Stroke and eating difficulties: long-term experiences
Version of Record online: 10 SEP 2004
Journal of Clinical Nursing
Volume 13, Issue 7, pages 825–834, October 2004
How to Cite
Carlsson, E., Ehrenberg, A. and Ehnfors, M. (2004), Stroke and eating difficulties: long-term experiences. Journal of Clinical Nursing, 13: 825–834. doi: 10.1111/j.1365-2702.2004.01023.x
- Issue online: 10 SEP 2004
- Version of Record online: 10 SEP 2004
- Submitted for publication: 6 January 2004 Accepted for publication: 19 May 2004
- case study;
- eating difficulties;
- patient experiences;
- speech problems;
Background. Previous studies have shown that eating difficulties after stroke are common and often associated with communication problems. These difficulties, however, have mainly been studied from a professional perspective. Although numerous aspects of dysfunction have been identified, little knowledge exists about the experiences of living with eating difficulties.
Aim. To explore how people affected by stroke experience living with eating difficulties, during a prolonged period.
Design. Explorative, qualitative case study.
Methods. Repeated interviews and participant observations with three persons 1.5–2 years after their last stroke. Data were analysed using qualitative analysis.
Results. Eating difficulties after stroke were experienced as Striving to live a normal life, with the subthemes Abandoned to learn on one's own, Experiences of losses and Feeling dependent. The process of getting back to a life that resembled life before the stroke was experienced as long-lasting and hard work. The informants felt that they were abandoned to manage eating training on their own. The informants experienced a loss of functional eating ability and the ability to perform activities related to food and meals. Feelings of dependence were experienced in mealtime situations.
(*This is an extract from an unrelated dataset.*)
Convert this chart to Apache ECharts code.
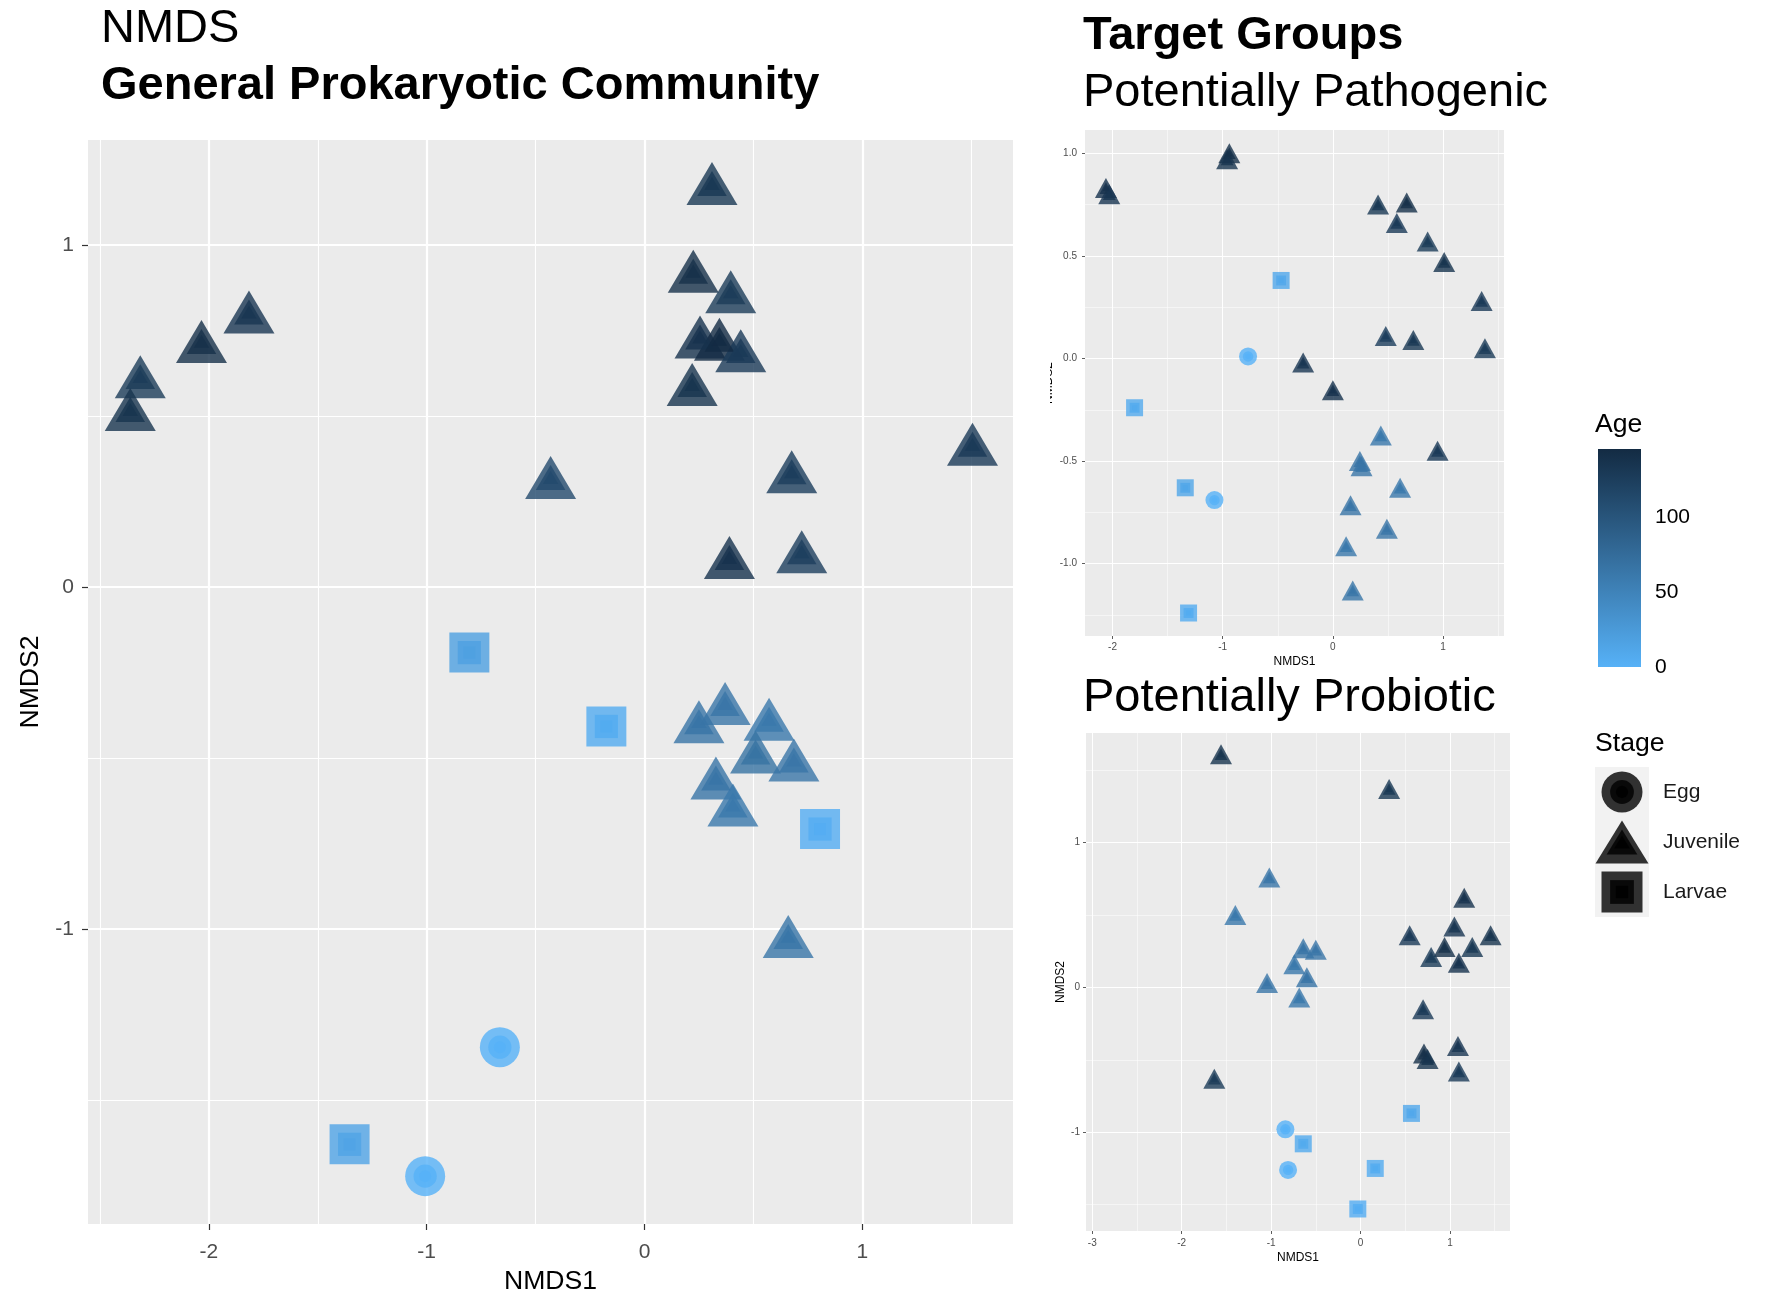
<!DOCTYPE html>
<html>
<head>
<meta charset="utf-8">
<title>NMDS</title>
<script src="https://cdn.jsdelivr.net/npm/echarts@6/dist/echarts.min.js"></script>
<style>
  html, body { margin: 0; background: #fff; }
  #chart { width: 1772px; height: 1306px; }
</style>
</head>
<body>
<div id="chart"></div>
<script>
// General Prokaryotic Community
const mainX = [0.31, 0.224, 0.396, 0.255, 0.344, 0.442, 0.219, -1.816, -2.034, -2.315, -2.361, -0.431, 0.676, 1.506, 0.39, 0.722,
  0.37, 0.25, 0.572, 0.51, 0.686, 0.328, 0.406, 0.66,
  -0.804, -0.175, 0.806, -1.354,
  -0.664, -1.007]
const mainY = [1.18, 0.923, 0.863, 0.731, 0.724, 0.691, 0.592, 0.804, 0.718, 0.615, 0.519, 0.32, 0.337, 0.417, 0.086, 0.103,
  -0.341, -0.394, -0.387, -0.483, -0.506, -0.559, -0.638, -1.022,
  -0.192, -0.408, -0.708, -1.63,
  -1.346, -1.723]
const mainAge = [132, 140, 128, 138, 146, 130, 136, 134, 140, 128, 136, 112, 126, 130, 138, 124,
  64, 66, 62, 68, 64, 66, 62, 65,
  18, 6, 4, 14,
  0, 0]

// Potentially Pathogenic
const pathX = [-2.06, -2.03, -0.94, -0.96, 0.41, 0.67, 0.58, 0.86, 1.01, 1.35, 0.48, 0.73, 1.38, -0.27, 0.0, 0.95,
  0.435, 0.245, 0.26, 0.61, 0.16, 0.49, 0.12, 0.18,
  -0.47, -1.80, -1.34, -1.31,
  -0.77, -1.075]
const pathY = [0.83, 0.80, 1.0, 0.97, 0.75, 0.76, 0.66, 0.57, 0.47, 0.28, 0.11, 0.09, 0.05, -0.02, -0.155, -0.45,
  -0.375, -0.50, -0.525, -0.63, -0.715, -0.83, -0.915, -1.13,
  0.38, -0.24, -0.63, -1.24,
  0.01, -0.69]
const pathAge = [138, 134, 140, 136, 132, 140, 130, 128, 136, 130, 126, 132, 128, 134, 138, 130,
  62, 66, 64, 62, 66, 64, 62, 65,
  10, 8, 12, 6,
  0, 0]

// Potentially Probiotic
const probX = [-1.56, 0.32, 1.16, 1.05, 0.55, 1.455, 0.94, 1.25, 0.79, 1.10, 0.70, 1.09, 0.71, 0.75, 1.10, -1.635,
  -1.02, -1.40, -0.64, -0.50, -0.74, -0.60, -1.045, -0.685,
  0.57, -0.64, 0.165, -0.03,
  -0.84, -0.81]
const probY = [1.61, 1.37, 0.62, 0.42, 0.36, 0.36, 0.28, 0.28, 0.21, 0.17, -0.15, -0.405, -0.457, -0.495, -0.58, -0.63,
  0.76, 0.50, 0.27, 0.26, 0.16, 0.07, 0.03, -0.07,
  -0.87, -1.08, -1.25, -1.53,
  -0.98, -1.26]
const probAge = [136, 132, 138, 134, 130, 136, 140, 132, 128, 138, 130, 134, 140, 136, 130, 128,
  64, 62, 66, 64, 62, 66, 64, 62,
  10, 8, 6, 4,
  0, 0]

// same sampling design in all three ordinations
const stages = [].concat(Array(24).fill('Juvenile'), Array(4).fill('Larvae'), Array(2).fill('Egg'))
const stageNames = ['Egg', 'Juvenile', 'Larvae']

// tick labels
const mainXTicks = [-2, -1, 0, 1]
const mainXMinor = [-2.5, -1.5, -0.5, 0.5, 1.5]
const mainYTicks = [-1, 0, 1]
const mainYMinor = [-1.5, -0.5, 0.5]
const pathXTicks = [-2, -1, 0, 1]
const pathXMinor = [-1.5, -0.5, 0.5, 1.5]
const pathYTicks = [-1, -0.5, 0, 0.5, 1]
const pathYMinor = [-1.25, -0.75, -0.25, 0.25, 0.75]
const probXTicks = [-3, -2, -1, 0, 1]
const probXMinor = [-2.5, -1.5, -0.5, 0.5, 1.5]
const probYTicks = [-1, 0, 1]
const probYMinor = [-1.5, -0.5, 0.5, 1.5]
const ageTicks = [0, 50, 100]
const ageMax = 146

const FONT = '"Liberation Sans", Arial, sans-serif'
const shapeOf = { Egg: 'circle', Juvenile: 'triangle', Larvae: 'rect' }
const layerScale = [1, 0.58, 0.3]

const toRows = (xs, ys, ages) => xs.map((x, i) => [x, ys[i], ages[i], stages[i]])

const pointLayers = (axisIdx, rows, sizes) => layerScale.map(k => ({
  type: 'scatter',
  xAxisIndex: axisIdx,
  yAxisIndex: axisIdx,
  data: rows,
  symbol: v => shapeOf[v[3]],
  symbolSize: v => {
    const s = sizes[v[3]]
    return Array.isArray(s) ? [s[0] * k, s[1] * k] : s * k
  },
  itemStyle: { opacity: 0.8 },
  silent: true
}))

// major axis + a second, hidden one that only carries the minor grid
const axisPair = (dim, grid, min, max, major, minor, o) => [
  {
    gridIndex: grid, type: 'value', min, max,
    position: dim === 'x' ? 'bottom' : 'left',
    axisLine: { show: false, onZero: false },
    axisTick: { customValues: major, length: o.tick, lineStyle: { color: '#333333', width: o.tickW } },
    axisLabel: { customValues: major, color: '#4D4D4D', fontSize: o.label, margin: o.margin, formatter: o.fmt },
    splitLine: { show: true, lineStyle: { color: '#ffffff', width: o.major } },
    name: o.name, nameLocation: 'middle', nameGap: o.gap,
    nameTextStyle: { fontSize: o.title, color: '#000000' }
  },
  {
    gridIndex: grid, type: 'value', min, max,
    position: dim === 'x' ? 'top' : 'right',
    axisLine: { show: false, onZero: false },
    axisTick: { show: false, customValues: minor },
    axisLabel: { show: false },
    splitLine: { show: true, lineStyle: { color: '#ffffff', width: o.minor } }
  }
]

const bigStyle = { tick: 6, tickW: 1.2, label: 21, title: 26.6, major: 2.2, minor: 1.1 }
const smallStyle = { tick: 3, tickW: 0.8, label: 10, title: 12, major: 1, minor: 0.5 }

const xAxes = [
  ...axisPair('x', 0, -2.555, 1.692, mainXTicks, mainXMinor, { ...bigStyle, margin: 18, name: 'NMDS1', gap: 44 }),
  ...axisPair('x', 1, -2.25, 1.553, pathXTicks, pathXMinor, { ...smallStyle, margin: 6, name: 'NMDS1', gap: 20 }),
  ...axisPair('x', 2, -3.07, 1.672, probXTicks, probXMinor, { ...smallStyle, margin: 7, name: 'NMDS1', gap: 21 })
]
const yAxes = [
  ...axisPair('y', 0, -1.863, 1.307, mainYTicks, mainYMinor, { ...bigStyle, margin: 14, name: 'NMDS2', gap: 41 }),
  ...axisPair('y', 1, -1.352, 1.113, pathYTicks, pathYMinor, { ...smallStyle, margin: 8, name: 'NMDS2', gap: 30, fmt: v => v.toFixed(1) }),
  ...axisPair('y', 2, -1.682, 1.757, probYTicks, probYMinor, { ...smallStyle, margin: 6, name: 'NMDS2', gap: 19 })
]
// reorder so axis index i belongs to panel data series
const xAxisList = [xAxes[0], xAxes[2], xAxes[4], xAxes[1], xAxes[3], xAxes[5]]
const yAxisList = [yAxes[0], yAxes[2], yAxes[4], yAxes[1], yAxes[3], yAxes[5]]

// colour bar (grid 3) and shape key (grid 4)
xAxisList.push(
  { gridIndex: 3, type: 'category', data: ['Age'], show: false },
  { gridIndex: 4, type: 'value', min: -1, max: 1, show: false }
)
const barTicks = { customValues: ageTicks, inside: true, length: 8, lineStyle: { color: '#ffffff', width: 1.5 } }
yAxisList.push(
  {
    gridIndex: 3, type: 'value', min: 0, max: ageMax, position: 'right',
    axisLine: { show: false, onZero: false }, splitLine: { show: false }, axisTick: barTicks,
    axisLabel: { customValues: ageTicks, fontSize: 21, color: '#000000', margin: 14 }
  },
  {
    gridIndex: 3, type: 'value', min: 0, max: ageMax, position: 'left',
    axisLine: { show: false, onZero: false }, splitLine: { show: false }, axisTick: barTicks,
    axisLabel: { show: false }
  },
  {
    gridIndex: 4, type: 'category', data: stageNames, inverse: true, position: 'right',
    axisLine: { show: false, onZero: false }, axisTick: { show: false }, splitLine: { show: false },
    axisLabel: { fontSize: 21, color: '#1A1A1A', margin: 14 }
  }
)

const panelSeries = [
  ...pointLayers(0, toRows(mainX, mainY, mainAge), { Egg: 40, Larvae: 40, Juvenile: [51, 43] }),
  ...pointLayers(1, toRows(pathX, pathY, pathAge), { Egg: 18, Larvae: 17, Juvenile: [22, 20] }),
  ...pointLayers(2, toRows(probX, probY, probAge), { Egg: 18, Larvae: 17, Juvenile: [22, 20] })
]

const keySizes = { Egg: 41, Juvenile: [53, 43], Larvae: 41 }
const keySeries = layerScale.map(k => ({
  type: 'scatter', xAxisIndex: 7, yAxisIndex: 8,
  data: stageNames.map(s => [0, s]),
  symbol: v => shapeOf[v[1]],
  symbolSize: v => {
    const s = keySizes[v[1]]
    return Array.isArray(s) ? [s[0] * k, s[1] * k] : s * k
  },
  itemStyle: { color: '#000000', opacity: 0.8 },
  silent: true
}))

const titleText = (text, left, top, bold, size) => ({
  text, left, top, padding: 0,
  textStyle: { fontSize: size || 47, fontWeight: bold ? 'bold' : 'normal', color: '#000000', fontFamily: FONT }
})

const option = {
  animation: false,
  textStyle: { fontFamily: FONT },
  title: [
    titleText('NMDS', 101, 6, false),
    titleText('General Prokaryotic Community', 101, 63, true),
    titleText('Target Groups', 1083, 13, true),
    titleText('Potentially Pathogenic', 1083, 70, false),
    titleText('Potentially Probiotic', 1083, 675, false),
    titleText('Age', 1595, 411, false, 26.6),
    titleText('Stage', 1595, 730, false, 26.6)
  ],
  grid: [
    { left: 88, top: 140, width: 925, height: 1084, show: true, backgroundColor: '#EBEBEB', borderWidth: 0 },
    { left: 1085, top: 130, width: 419, height: 506, show: true, backgroundColor: '#EBEBEB', borderWidth: 0 },
    { left: 1086, top: 733, width: 424, height: 498, show: true, backgroundColor: '#EBEBEB', borderWidth: 0 },
    { left: 1598, top: 449, width: 43, height: 218 },
    { left: 1595, top: 767, width: 54, height: 150, show: true, backgroundColor: '#F2F2F2', borderWidth: 0 }
  ],
  xAxis: xAxisList,
  yAxis: yAxisList,
  visualMap: {
    type: 'continuous', show: false, dimension: 2, min: 0, max: ageMax,
    seriesIndex: [0, 1, 2, 3, 4, 5, 6, 7, 8],
    inRange: { color: ['#56B1F7', '#132B43'] }
  },
  series: [
    ...panelSeries,
    {
      type: 'bar', xAxisIndex: 6, yAxisIndex: 6, data: [ageMax], barWidth: '100%', silent: true,
      itemStyle: {
        color: new echarts.graphic.LinearGradient(0, 0, 0, 1, [
          { offset: 0, color: '#132B43' },
          { offset: 1, color: '#56B1F7' }
        ])
      }
    },
    ...keySeries
  ],
  // the left half of the pathogenic panel's y title is cut off in the figure
  graphic: [
    { type: 'rect', shape: { x: 1028, y: 330, width: 22, height: 110 }, style: { fill: '#ffffff' }, z: 100 }
  ]
}

const chart = echarts.init(document.getElementById('chart'))
chart.setOption(option)
</script>
</body>
</html>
Conclusion. Living with eating difficulties after stroke is a complex phenomenon. The informants felt abandoned because of lack of support from the nursing staff. They were left on their own to deal with the difficult process of adjusting to a new way of eating and losses regarding mealtime activities. The combination of repeated interviews and participant observations seemed to be an approach that should be tested in larger studies.
Relevance to clinical practice. This case study indicates a need for nurses to develop and use evidence-based guidelines for eating training during the continuum of care. Nurses need to assess patient's habits and desires related to eating, and to adjust environment according to patient preferences.